Au début du confinement, les directions se sont inquiétées d’identifier les élèves qui pour des raisons multiples, absence ou difficultés d’équipement informatique, d’accès à une connexion, ne parvenaient à « suivre » ou tout simplement recevoir les « cours » en ligne et ont demandé aux enseignants des remontées nominatives d’élèves afin de pouvoir pallier ces problèmes techniques. Ces données en nourrissaient déjà d’autres à valeur purement statistique demandées à la veille des congés : le ministère comptabilisait en réalité les résultats obtenus par l’enseignement à distance pour pouvoir se gargariser d’un décrochage de 4% « seulement » d’élèves !

Ces données sont pourtant très discutables notamment au regard des remontées syndicales. Si, pour des raisons qu’on peut sans grande difficulté mettre au compte du néo-management, dans certains établissements, les collègues ont remonté des taux souvent défiants toute concurrence, d’élèves qui non seulement effectuaient le travail à distance mais en plus poursuivaient leur progression comme si de rien n’était, entre syndiqués et militants, les constats étaient pour le moins mitigés. Elèves qui se connectent à des classes virtuelles mais qui font tout autre chose pendant ce temps, d’autres qui manifestement ne comprennent rien aux cours à la lecture de leurs devoirs renvoyés, et surtout une part pouvant atteindre les 80%, d’élèves parmi les classes qui dès le début, avaient tout simplement désertés les espaces numériques de travail parmi les milieux populaires et les filières professionnelles.

L’intérêt du ministre pour ces données statistiques n’est pas anodin. A l’écoute de ses nombreuses prises de parole médiatiques ou devant la commission parlementaire des affaires culturelles et de l’Education, son insistance à valoriser ces 4% va de paire avec la volonté affichée de s’appuyer sur cette expérience qu’il estime réussie pour élargir l’enseignement à distance et l’utilisation du numérique à l’Ecole, idées qui sont d’ailleurs sans qu’on en soit étonné, largement soutenues et reprises par les députés de la REM.  Avec l’annonce d’un retour progressif à l’Ecole à partir du 11 mai, il va encore plus loin puisque c’est à l’obligation scolaire qu’il porte atteinte en mettant en place de facto deux Ecole distinctes : d’une part un service minimum d’éducation pris en charge par l’Education nationale qui accueillera les quelques élèves qui se présenteront et qui seront bien peu nombreux au regard de la grande et légitime inquiétude des familles, et d’autre part, un enseignement à distance pris en charge par le CNED et complété pour les plus favorisés par des cours particuliers.

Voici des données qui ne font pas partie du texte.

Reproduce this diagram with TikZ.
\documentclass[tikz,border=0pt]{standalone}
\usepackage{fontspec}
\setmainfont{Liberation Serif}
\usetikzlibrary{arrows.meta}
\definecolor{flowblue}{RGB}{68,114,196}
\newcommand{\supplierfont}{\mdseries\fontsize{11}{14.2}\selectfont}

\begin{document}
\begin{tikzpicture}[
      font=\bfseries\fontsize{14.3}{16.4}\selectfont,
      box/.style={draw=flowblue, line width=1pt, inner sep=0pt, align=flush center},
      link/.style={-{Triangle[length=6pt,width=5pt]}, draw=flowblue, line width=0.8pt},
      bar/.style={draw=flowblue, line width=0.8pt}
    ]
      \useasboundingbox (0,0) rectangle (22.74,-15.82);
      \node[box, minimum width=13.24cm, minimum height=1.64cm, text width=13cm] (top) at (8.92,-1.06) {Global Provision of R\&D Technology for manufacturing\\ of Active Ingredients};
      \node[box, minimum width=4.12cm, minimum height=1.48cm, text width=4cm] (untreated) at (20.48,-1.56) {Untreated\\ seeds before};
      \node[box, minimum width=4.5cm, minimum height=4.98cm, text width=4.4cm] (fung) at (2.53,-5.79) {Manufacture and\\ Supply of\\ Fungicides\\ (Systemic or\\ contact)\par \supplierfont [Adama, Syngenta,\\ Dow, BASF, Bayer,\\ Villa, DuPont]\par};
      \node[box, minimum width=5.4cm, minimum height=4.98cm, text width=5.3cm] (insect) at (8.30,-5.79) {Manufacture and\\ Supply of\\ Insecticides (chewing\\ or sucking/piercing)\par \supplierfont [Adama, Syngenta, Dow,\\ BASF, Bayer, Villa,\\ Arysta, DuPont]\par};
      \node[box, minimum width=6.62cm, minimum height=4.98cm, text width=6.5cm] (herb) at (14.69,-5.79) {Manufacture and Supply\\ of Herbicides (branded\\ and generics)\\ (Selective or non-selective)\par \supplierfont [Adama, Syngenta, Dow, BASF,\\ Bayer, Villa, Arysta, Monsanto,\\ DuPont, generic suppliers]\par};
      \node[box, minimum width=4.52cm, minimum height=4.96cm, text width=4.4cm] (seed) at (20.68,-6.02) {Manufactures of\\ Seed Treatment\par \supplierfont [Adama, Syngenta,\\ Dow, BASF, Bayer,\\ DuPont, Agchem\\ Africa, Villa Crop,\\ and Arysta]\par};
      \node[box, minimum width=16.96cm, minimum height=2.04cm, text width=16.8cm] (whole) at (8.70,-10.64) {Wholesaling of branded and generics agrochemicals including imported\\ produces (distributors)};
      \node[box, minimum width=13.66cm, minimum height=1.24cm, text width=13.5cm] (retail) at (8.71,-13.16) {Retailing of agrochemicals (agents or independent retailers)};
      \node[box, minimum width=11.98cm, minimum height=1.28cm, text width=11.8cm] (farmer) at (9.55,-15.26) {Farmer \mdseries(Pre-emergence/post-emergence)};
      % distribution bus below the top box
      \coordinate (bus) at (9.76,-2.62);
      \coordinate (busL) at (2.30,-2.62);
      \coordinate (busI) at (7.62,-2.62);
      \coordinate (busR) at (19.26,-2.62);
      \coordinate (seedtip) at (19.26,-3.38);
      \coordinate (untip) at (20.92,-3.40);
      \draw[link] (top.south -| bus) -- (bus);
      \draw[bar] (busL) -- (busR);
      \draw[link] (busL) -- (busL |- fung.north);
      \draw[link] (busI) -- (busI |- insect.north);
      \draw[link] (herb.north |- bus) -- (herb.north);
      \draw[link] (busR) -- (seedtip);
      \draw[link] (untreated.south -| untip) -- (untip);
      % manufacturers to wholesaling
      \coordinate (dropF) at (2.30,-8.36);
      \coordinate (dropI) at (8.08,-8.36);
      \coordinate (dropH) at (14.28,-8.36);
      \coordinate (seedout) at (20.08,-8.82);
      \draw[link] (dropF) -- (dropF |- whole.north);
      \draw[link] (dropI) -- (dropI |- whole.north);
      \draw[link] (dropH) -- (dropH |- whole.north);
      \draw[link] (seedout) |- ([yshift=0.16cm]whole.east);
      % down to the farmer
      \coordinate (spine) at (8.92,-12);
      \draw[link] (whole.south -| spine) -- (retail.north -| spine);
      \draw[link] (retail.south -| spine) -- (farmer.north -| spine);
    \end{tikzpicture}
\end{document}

Cette Ecole là est évidemment parfaitement compatible avec la suppression des diplômes nationaux des réformes Blanquer. Il semble néanmoins fondamental de la contester et de la refuser pour défendre et réaffirmer la nécessité d’un grand plan d’investissement pour l’Education nationale contre un projet d’Ecole à plusieurs vitesses déterminées essentiellement par les facteurs sociaux. Il conviendra aussi de défendre notre métier qui repose fondamentalement sur la rencontre et le face à face avec nos élèves, seule situation qui nous permet de savoir s’ils comprennent et qui nous permet de réadapter en permanence notre discours, nos explications pour n’en laisser aucun sur le bord de la route.

Nous vivons une période exceptionnelle. Le risque majeur d’une pandémie risquant d’entraîner avec elle des dizaines de milliers de morts nous a conduits à fermer les écoles et établissements. Nous avons accepté l’enseignement à distance par un souci sincère de maintenir le lien avec nos élèves. Cette solution n’est pas satisfaisante, nous le savons, et avons souvent le désir profond de retrouver rapidement le chemin de l’école et nos élèves. Nous devons cependant accepter aussi la dimension tragique de la situation.

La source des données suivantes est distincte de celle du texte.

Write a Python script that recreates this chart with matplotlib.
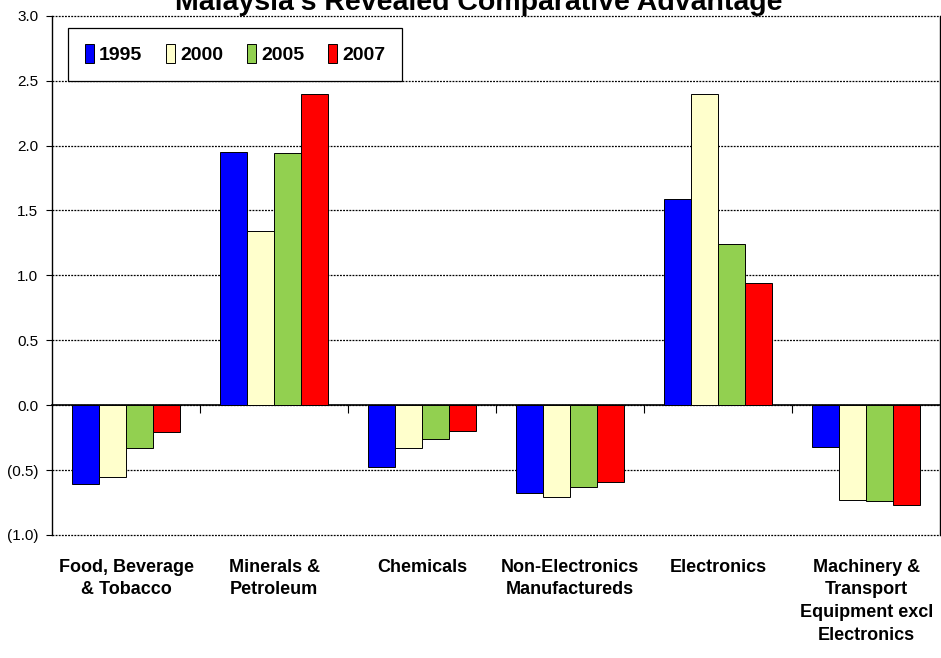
import numpy as np
import matplotlib.pyplot as plt
from matplotlib.ticker import FuncFormatter

plt.rcParams['font.family'] = ['Liberation Sans', 'DejaVu Sans']

categories = ['Food, Beverage\n& Tobacco', 'Minerals &\nPetroleum', 'Chemicals',
              'Non-Electronics\nManufactureds', 'Electronics',
              'Machinery &\nTransport\nEquipment excl\nElectronics']
years = ['1995', '2000', '2005', '2007']
rca_1995 = [-0.61, 1.95, -0.48, -0.68, 1.59, -0.32]
rca_2000 = [-0.55, 1.34, -0.33, -0.71, 2.40, -0.73]
rca_2005 = [-0.33, 1.94, -0.26, -0.63, 1.24, -0.74]
rca_2007 = [-0.21, 2.40, -0.20, -0.59, 0.94, -0.77]
colors = ['#0000FF', '#FFFFCC', '#92D050', '#FF0000']

series = [rca_1995, rca_2000, rca_2005, rca_2007]

fig = plt.figure(figsize=(9.41, 6.58), dpi=100)
ax = fig.add_axes([0.0553, 0.187, 0.944, 0.789])

x = np.arange(len(categories))
width = 0.182
for i, (vals, yr) in enumerate(zip(series, years)):
    ax.bar(x + (i - 1.5) * width, vals, width, color=colors[i], edgecolor='black',
           linewidth=0.7, label=yr, zorder=3)

ax.set_xlim(-0.5, len(categories) - 0.5)
ax.set_ylim(-1.0, 3.0)
ax.set_yticks(np.arange(-1.0, 3.01, 0.5))
ax.yaxis.set_major_formatter(FuncFormatter(lambda v, p: f'({abs(v):.1f})' if v < 0 else f'{v:.1f}'))
ax.tick_params(axis='y', labelsize=11, length=4, width=0.8, direction='out', pad=6)
ax.yaxis.grid(True, linestyle=(0, (1.5, 1)), color='black', linewidth=0.9, zorder=0)
ax.set_axisbelow(True)
for gl in ax.get_ygridlines():
    gl.set_clip_on(False)
for s in ['top', 'bottom']:
    ax.spines[s].set_visible(False)
ax.spines['left'].set_linewidth(1.0)
ax.spines['right'].set_linewidth(1.0)

# category labels
ax.set_xticks(x)
ax.set_xticklabels(categories, fontsize=13, fontweight='bold', linespacing=1.45)
ax.tick_params(axis='x', length=0, pad=17)

# zero line with boundary ticks
ylo, yhi = ax.get_ylim()
zero = ax.secondary_xaxis((0 - ylo) / (yhi - ylo))
zero.set_xticks(x[:-1] + 0.5)
zero.set_xticklabels([])
zero.tick_params(length=6, width=0.8, direction='out')
zero.spines['bottom'].set_linewidth(1.2)

leg = ax.legend(loc='upper left', bbox_to_anchor=(0.018, 0.977), borderaxespad=0, ncol=4,
                prop={'weight': 'bold', 'size': 14}, frameon=True, fancybox=False,
                edgecolor='black', framealpha=1, handlelength=0.5, handleheight=1.1,
                handletextpad=0.25, columnspacing=1.2, borderpad=0.85)
leg.get_frame().set_linewidth(0.9)

fig.text(0.509, 0.9848, "Malaysia's Revealed Comparative Advantage", ha='center',
         va='baseline', fontsize=20.5, fontweight='bold')

fig.savefig('out.png', dpi=100)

Oui, les programmes ne seront pas finis cette année. Oui, l’Education nationale doit rester le principe de l’Ecole. Oui, l’Education repose sur une relation de face à face entre professeurs et élèves. Et oui, l’enseignement à distance exacerbe les inégalités sociales que nous avons vocation à réduire. Mais défendre l’Education nationale peut nous conduire à préférer de poursuivre l’enseignement à distance pris en charge par notre institution avec toutes ses imperfections et dans la mesure où les conditions sanitaires ne permettront pas un retour de tous au même moment.

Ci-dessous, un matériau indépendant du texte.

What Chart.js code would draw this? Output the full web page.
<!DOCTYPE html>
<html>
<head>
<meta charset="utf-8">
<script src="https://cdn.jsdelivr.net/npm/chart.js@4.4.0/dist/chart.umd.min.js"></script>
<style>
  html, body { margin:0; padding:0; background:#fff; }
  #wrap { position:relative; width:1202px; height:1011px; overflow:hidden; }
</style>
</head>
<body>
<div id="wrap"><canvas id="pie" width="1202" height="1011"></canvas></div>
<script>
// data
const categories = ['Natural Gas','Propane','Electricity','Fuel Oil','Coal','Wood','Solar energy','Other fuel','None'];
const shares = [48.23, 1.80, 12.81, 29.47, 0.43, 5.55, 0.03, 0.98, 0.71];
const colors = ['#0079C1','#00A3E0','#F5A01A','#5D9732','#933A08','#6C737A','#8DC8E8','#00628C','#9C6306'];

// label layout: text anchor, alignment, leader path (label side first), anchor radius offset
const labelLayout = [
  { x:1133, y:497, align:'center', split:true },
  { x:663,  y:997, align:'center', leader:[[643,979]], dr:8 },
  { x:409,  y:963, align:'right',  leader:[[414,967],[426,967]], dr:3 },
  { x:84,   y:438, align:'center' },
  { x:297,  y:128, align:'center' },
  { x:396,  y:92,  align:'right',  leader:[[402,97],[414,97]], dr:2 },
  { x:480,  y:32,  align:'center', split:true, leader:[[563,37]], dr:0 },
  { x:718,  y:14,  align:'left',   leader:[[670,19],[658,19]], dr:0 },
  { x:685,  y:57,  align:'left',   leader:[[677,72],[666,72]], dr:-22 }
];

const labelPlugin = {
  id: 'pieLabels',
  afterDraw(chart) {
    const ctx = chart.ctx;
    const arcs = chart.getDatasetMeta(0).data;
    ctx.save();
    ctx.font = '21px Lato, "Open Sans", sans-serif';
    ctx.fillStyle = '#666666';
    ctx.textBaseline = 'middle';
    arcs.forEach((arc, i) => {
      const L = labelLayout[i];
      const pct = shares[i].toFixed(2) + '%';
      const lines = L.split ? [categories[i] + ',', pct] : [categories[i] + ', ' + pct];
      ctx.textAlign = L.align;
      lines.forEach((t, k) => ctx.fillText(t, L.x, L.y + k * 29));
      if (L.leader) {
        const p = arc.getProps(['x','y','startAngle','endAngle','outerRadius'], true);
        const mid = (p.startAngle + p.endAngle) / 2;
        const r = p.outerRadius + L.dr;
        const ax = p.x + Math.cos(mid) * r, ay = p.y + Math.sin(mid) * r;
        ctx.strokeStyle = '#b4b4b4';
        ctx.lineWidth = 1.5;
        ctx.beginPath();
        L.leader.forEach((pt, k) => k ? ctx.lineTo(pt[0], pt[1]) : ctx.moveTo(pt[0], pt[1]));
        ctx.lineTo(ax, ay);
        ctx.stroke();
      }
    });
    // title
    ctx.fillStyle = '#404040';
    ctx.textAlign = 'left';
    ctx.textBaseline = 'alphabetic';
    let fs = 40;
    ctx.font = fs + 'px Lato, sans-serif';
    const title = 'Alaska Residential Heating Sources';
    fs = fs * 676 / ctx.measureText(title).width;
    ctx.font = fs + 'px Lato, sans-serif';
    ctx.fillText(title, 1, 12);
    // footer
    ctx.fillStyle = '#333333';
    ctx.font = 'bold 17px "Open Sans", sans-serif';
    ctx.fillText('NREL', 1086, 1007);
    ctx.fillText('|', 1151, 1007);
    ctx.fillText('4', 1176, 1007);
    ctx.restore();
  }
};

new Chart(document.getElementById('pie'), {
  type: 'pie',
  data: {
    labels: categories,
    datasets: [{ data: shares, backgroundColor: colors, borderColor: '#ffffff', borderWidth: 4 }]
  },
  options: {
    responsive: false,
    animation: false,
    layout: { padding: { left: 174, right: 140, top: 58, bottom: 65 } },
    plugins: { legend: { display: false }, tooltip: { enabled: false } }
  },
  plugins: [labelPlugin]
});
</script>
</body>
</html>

Tous ces constats et ses contradictions ne sont pour autant qu’apparents. Boussoles en mains, ils nous permettent aussi de mieux nous interroger sur la suite et en particulier la rentrée à venir de septembre et revendiquer haut et fort un large plan d’investissement pour l’Ecole publique, ne serait-ce que pour pallier les conséquences de la crise sanitaire en par exemple, adaptant les programmes dans le temps, réduisant les effectifs des classes, etc.